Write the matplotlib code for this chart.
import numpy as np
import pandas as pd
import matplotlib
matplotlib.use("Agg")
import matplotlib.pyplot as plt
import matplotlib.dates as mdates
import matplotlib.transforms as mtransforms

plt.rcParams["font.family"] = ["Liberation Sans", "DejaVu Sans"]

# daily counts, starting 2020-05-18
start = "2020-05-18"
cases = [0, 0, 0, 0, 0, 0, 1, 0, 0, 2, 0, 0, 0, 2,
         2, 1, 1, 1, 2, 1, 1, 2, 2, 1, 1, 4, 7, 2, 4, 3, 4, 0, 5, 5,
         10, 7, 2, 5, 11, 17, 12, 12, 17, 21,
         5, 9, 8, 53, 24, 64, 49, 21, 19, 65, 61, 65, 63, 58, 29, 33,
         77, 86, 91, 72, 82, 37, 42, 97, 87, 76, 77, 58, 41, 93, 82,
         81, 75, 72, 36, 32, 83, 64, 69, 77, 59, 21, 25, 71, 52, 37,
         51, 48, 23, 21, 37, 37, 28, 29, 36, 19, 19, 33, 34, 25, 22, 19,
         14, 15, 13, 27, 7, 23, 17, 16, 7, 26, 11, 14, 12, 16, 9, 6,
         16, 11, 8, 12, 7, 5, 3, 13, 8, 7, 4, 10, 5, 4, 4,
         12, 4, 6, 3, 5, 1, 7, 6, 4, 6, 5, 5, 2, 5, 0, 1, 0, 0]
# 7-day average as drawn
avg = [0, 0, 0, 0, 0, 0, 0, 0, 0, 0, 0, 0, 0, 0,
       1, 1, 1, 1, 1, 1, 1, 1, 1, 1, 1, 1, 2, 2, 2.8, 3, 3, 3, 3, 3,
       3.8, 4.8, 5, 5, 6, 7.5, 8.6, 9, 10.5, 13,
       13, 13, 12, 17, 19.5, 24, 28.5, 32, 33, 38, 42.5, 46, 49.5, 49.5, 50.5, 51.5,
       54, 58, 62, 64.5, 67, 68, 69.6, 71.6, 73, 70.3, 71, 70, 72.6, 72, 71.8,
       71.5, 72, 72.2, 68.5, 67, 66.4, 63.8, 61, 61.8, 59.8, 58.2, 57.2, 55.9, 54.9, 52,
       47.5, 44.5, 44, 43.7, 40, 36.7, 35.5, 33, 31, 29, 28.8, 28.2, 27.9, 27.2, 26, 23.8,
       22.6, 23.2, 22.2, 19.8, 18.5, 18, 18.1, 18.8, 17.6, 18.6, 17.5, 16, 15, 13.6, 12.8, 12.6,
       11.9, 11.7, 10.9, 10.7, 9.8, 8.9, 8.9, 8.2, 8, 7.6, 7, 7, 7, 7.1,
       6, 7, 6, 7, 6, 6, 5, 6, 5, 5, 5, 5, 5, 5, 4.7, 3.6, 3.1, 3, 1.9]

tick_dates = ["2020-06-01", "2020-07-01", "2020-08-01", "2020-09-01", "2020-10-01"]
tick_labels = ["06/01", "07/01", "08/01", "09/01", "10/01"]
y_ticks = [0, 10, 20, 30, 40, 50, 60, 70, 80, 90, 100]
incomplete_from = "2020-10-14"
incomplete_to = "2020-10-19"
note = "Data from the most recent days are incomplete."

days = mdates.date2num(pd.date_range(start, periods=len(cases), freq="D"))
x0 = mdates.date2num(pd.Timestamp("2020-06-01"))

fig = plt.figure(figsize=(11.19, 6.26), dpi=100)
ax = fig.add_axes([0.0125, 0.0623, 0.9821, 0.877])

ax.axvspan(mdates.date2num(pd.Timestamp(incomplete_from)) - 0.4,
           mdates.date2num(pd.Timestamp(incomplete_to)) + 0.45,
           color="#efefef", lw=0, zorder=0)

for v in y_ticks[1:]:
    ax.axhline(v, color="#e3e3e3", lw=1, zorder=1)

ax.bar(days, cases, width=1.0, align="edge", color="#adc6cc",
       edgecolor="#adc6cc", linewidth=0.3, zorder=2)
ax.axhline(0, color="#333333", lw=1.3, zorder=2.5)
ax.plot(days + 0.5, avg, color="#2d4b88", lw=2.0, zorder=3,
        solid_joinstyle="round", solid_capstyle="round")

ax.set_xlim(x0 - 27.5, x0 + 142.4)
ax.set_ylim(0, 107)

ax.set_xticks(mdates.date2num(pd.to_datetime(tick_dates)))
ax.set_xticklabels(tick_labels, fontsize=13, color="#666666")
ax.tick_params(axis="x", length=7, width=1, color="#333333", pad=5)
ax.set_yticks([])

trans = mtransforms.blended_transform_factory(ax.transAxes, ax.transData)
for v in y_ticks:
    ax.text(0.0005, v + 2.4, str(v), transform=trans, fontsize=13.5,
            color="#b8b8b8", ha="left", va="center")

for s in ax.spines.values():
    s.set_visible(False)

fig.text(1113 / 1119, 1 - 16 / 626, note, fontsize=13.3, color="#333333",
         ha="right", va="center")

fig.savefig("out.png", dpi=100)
□ □ □ □
**SET EXERCISE:** Extract the full listing above without alteration.

**FINAL ANSWER:**
Write the matplotlib code for this chart.
import numpy as np
import pandas as pd
import matplotlib
matplotlib.use("Agg")
import matplotlib.pyplot as plt
import matplotlib.dates as mdates
import matplotlib.transforms as mtransforms

plt.rcParams["font.family"] = ["Liberation Sans", "DejaVu Sans"]

# daily counts, starting 2020-05-18
start = "2020-05-18"
cases = [0, 0, 0, 0, 0, 0, 1, 0, 0, 2, 0, 0, 0, 2,
         2, 1, 1, 1, 2, 1, 1, 2, 2, 1, 1, 4, 7, 2, 4, 3, 4, 0, 5, 5,
         10, 7, 2, 5, 11, 17, 12, 12, 17, 21,
         5, 9, 8, 53, 24, 64, 49, 21, 19, 65, 61, 65, 63, 58, 29, 33,
         77, 86, 91, 72, 82, 37, 42, 97, 87, 76, 77, 58, 41, 93, 82,
         81, 75, 72, 36, 32, 83, 64, 69, 77, 59, 21, 25, 71, 52, 37,
         51, 48, 23, 21, 37, 37, 28, 29, 36, 19, 19, 33, 34, 25, 22, 19,
         14, 15, 13, 27, 7, 23, 17, 16, 7, 26, 11, 14, 12, 16, 9, 6,
         16, 11, 8, 12, 7, 5, 3, 13, 8, 7, 4, 10, 5, 4, 4,
         12, 4, 6, 3, 5, 1, 7, 6, 4, 6, 5, 5, 2, 5, 0, 1, 0, 0]
# 7-day average as drawn
avg = [0, 0, 0, 0, 0, 0, 0, 0, 0, 0, 0, 0, 0, 0,
       1, 1, 1, 1, 1, 1, 1, 1, 1, 1, 1, 1, 2, 2, 2.8, 3, 3, 3, 3, 3,
       3.8, 4.8, 5, 5, 6, 7.5, 8.6, 9, 10.5, 13,
       13, 13, 12, 17, 19.5, 24, 28.5, 32, 33, 38, 42.5, 46, 49.5, 49.5, 50.5, 51.5,
       54, 58, 62, 64.5, 67, 68, 69.6, 71.6, 73, 70.3, 71, 70, 72.6, 72, 71.8,
       71.5, 72, 72.2, 68.5, 67, 66.4, 63.8, 61, 61.8, 59.8, 58.2, 57.2, 55.9, 54.9, 52,
       47.5, 44.5, 44, 43.7, 40, 36.7, 35.5, 33, 31, 29, 28.8, 28.2, 27.9, 27.2, 26, 23.8,
       22.6, 23.2, 22.2, 19.8, 18.5, 18, 18.1, 18.8, 17.6, 18.6, 17.5, 16, 15, 13.6, 12.8, 12.6,
       11.9, 11.7, 10.9, 10.7, 9.8, 8.9, 8.9, 8.2, 8, 7.6, 7, 7, 7, 7.1,
       6, 7, 6, 7, 6, 6, 5, 6, 5, 5, 5, 5, 5, 5, 4.7, 3.6, 3.1, 3, 1.9]

tick_dates = ["2020-06-01", "2020-07-01", "2020-08-01", "2020-09-01", "2020-10-01"]
tick_labels = ["06/01", "07/01", "08/01", "09/01", "10/01"]
y_ticks = [0, 10, 20, 30, 40, 50, 60, 70, 80, 90, 100]
incomplete_from = "2020-10-14"
incomplete_to = "2020-10-19"
note = "Data from the most recent days are incomplete."

days = mdates.date2num(pd.date_range(start, periods=len(cases), freq="D"))
x0 = mdates.date2num(pd.Timestamp("2020-06-01"))

fig = plt.figure(figsize=(11.19, 6.26), dpi=100)
ax = fig.add_axes([0.0125, 0.0623, 0.9821, 0.877])

ax.axvspan(mdates.date2num(pd.Timestamp(incomplete_from)) - 0.4,
           mdates.date2num(pd.Timestamp(incomplete_to)) + 0.45,
           color="#efefef", lw=0, zorder=0)

for v in y_ticks[1:]:
    ax.axhline(v, color="#e3e3e3", lw=1, zorder=1)

ax.bar(days, cases, width=1.0, align="edge", color="#adc6cc",
       edgecolor="#adc6cc", linewidth=0.3, zorder=2)
ax.axhline(0, color="#333333", lw=1.3, zorder=2.5)
ax.plot(days + 0.5, avg, color="#2d4b88", lw=2.0, zorder=3,
        solid_joinstyle="round", solid_capstyle="round")

ax.set_xlim(x0 - 27.5, x0 + 142.4)
ax.set_ylim(0, 107)

ax.set_xticks(mdates.date2num(pd.to_datetime(tick_dates)))
ax.set_xticklabels(tick_labels, fontsize=13, color="#666666")
ax.tick_params(axis="x", length=7, width=1, color="#333333", pad=5)
ax.set_yticks([])

trans = mtransforms.blended_transform_factory(ax.transAxes, ax.transData)
for v in y_ticks:
    ax.text(0.0005, v + 2.4, str(v), transform=trans, fontsize=13.5,
            color="#b8b8b8", ha="left", va="center")

for s in ax.spines.values():
    s.set_visible(False)

fig.text(1113 / 1119, 1 - 16 / 626, note, fontsize=13.3, color="#333333",
         ha="right", va="center")

fig.savefig("out.png", dpi=100)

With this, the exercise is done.